Afirmó la ministra Robles en el Congreso que no hay pruebas de delito y que todo se aclarará cuando se puedan dar las explicaciones en los foros confidenciales previstos para ello. Me gustaría creerla, pero como no me creo que no sepa qué es ‘The New Yorker’ y como me temo que prefiere quedar como una zafia si ello es lo que requiere defender el sentido del Estado, me cuesta mucho confiar en sus palabras. La imagino en lo alto de Winterfell, Cersei despeinada a sus espaldas, viendo caer al vacío los derechos fundamentales de las víctimas del espionaje, que además de independentistas catalanes son ciudadanos españoles como cualquier otro protegidos por el Estado de derecho, y susurrando: “Las cosas que una hace por amor”. 

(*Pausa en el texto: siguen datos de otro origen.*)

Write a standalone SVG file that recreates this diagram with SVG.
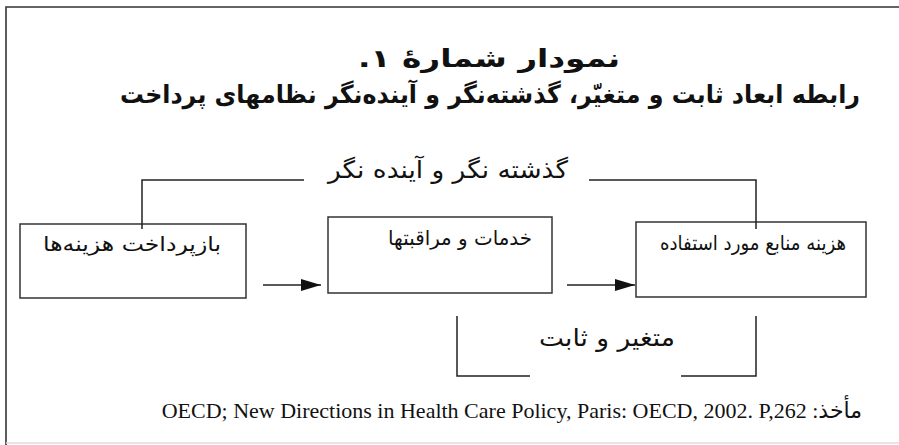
<svg xmlns="http://www.w3.org/2000/svg" width="899" height="445" viewBox="0 0 899 445">
<defs>
<style>
.frame{fill:none;stroke:#333;stroke-width:1.6}
.box{fill:none;stroke:#333;stroke-width:1.5}
.ln{fill:none;stroke:#222;stroke-width:1.5}
.fa{font-family:"DejaVu Sans",sans-serif;fill:#111;direction:rtl}
.title{font-size:25px;font-weight:bold}
.lbl{font-size:20px}
.mid{font-size:24px}
.cite{font-family:"Liberation Serif","DejaVu Sans",serif;font-size:22px;fill:#111;direction:rtl}
</style>
<marker id="ah" viewBox="0 0 20 12" refX="20" refY="6" markerWidth="20" markerHeight="12" markerUnits="userSpaceOnUse" orient="auto">
<path d="M0,0 L20,6 L0,12 Z" fill="#111"/>
</marker>
</defs>
<rect width="899" height="445" fill="#fff"/>
<g id="frame">
<path class="frame" d="M6,445 V7 H899"/>
<path d="M6,443 H899" stroke="#ddd" stroke-width="1.5" fill="none"/>
</g>
<g id="title">
<text class="fa title" x="489" y="67" text-anchor="middle" textLength="262" lengthAdjust="spacingAndGlyphs">نمودار شمارهٔ ۱.</text>
<text class="fa title" x="490" y="103" text-anchor="middle" textLength="740" lengthAdjust="spacingAndGlyphs">رابطه ابعاد ثابت و متغیّر، گذشته‌نگر و آینده‌نگر نظامهای پرداخت</text>
</g>
<g id="node-repayment">
<rect class="box" x="20" y="224" width="226" height="74"/>
<text class="fa lbl" x="221" y="251" text-anchor="start" textLength="178" lengthAdjust="spacingAndGlyphs">بازپرداخت هزینه‌ها</text>
</g>
<g id="node-services">
<rect class="box" x="328" y="217" width="224" height="76"/>
<text class="fa lbl" x="532" y="245" text-anchor="start" textLength="144" lengthAdjust="spacingAndGlyphs">خدمات و مراقبتها</text>
</g>
<g id="node-resources">
<rect class="box" x="636" y="222" width="230" height="75"/>
<text class="fa lbl" x="846" y="250" text-anchor="start" textLength="186" lengthAdjust="spacingAndGlyphs">هزینه منابع مورد استفاده</text>
</g>
<g id="connectors">
<path class="ln" d="M142,229 V180 H304"/>
<path class="ln" d="M589,180 H756 V229"/>
<path class="ln" d="M263,285 H321" marker-end="url(#ah)"/>
<path class="ln" d="M567,285 H635" marker-end="url(#ah)"/>
<path class="ln" d="M457,316 V376 H530"/>
<path class="ln" d="M681,376 H756 V316"/>
</g>
<g id="label-top">
<text class="fa mid" x="448" y="178" text-anchor="middle" textLength="240" lengthAdjust="spacingAndGlyphs">گذشته نگر و آینده نگر</text>
</g>
<g id="label-bottom">
<text class="fa mid" x="607" y="346" text-anchor="middle" textLength="136" lengthAdjust="spacingAndGlyphs">متغیر و ثابت</text>
</g>
<g id="source">
<text class="cite" x="862" y="418" text-anchor="start">مأخذ: OECD; New Directions in Health Care Policy, Paris: OECD, 2002. P,262</text>
</g>
</svg>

Por amor al Estado, en defensa de la nación, se ha justificado a lo largo de los siglos lo injustificable. El amor al Estado y la nación es tan grande que si para defenderlo hay que pasar por encima de los derechos fundamentales de los ciudadanos que lo forman, pues se pasa, que es por tu bien, tonto. El sentido de Estado, el patriotismo, no suele adoptar la forma de la defensa de los servicios sociales, por ejemplo; o de la defensa del Estado de derecho sin fisuras, sin aceptar atajos, levantamientos de cejas ni torturadas interpretaciones; o de la aceptación sincera de la diferencia sin considerarla una amenaza. La idea de que el sentido de Estado, la defensa de la nación y de la patria son fines supremos a preservar por encima de cualquier otra consideración suele cojear siempre del mismo lado y, sin control, rigor, contrapesos, crítica, supervisión y depuración de responsabilidades ante los excesos, acostumbran a acabar muy mal. Además de ‘Juego de tronos’, conviene leer ‘Eichmann en Jerusalén’, cuya primera edición, por cierto, Hannah Arendt publicó en ‘The New Yorker’.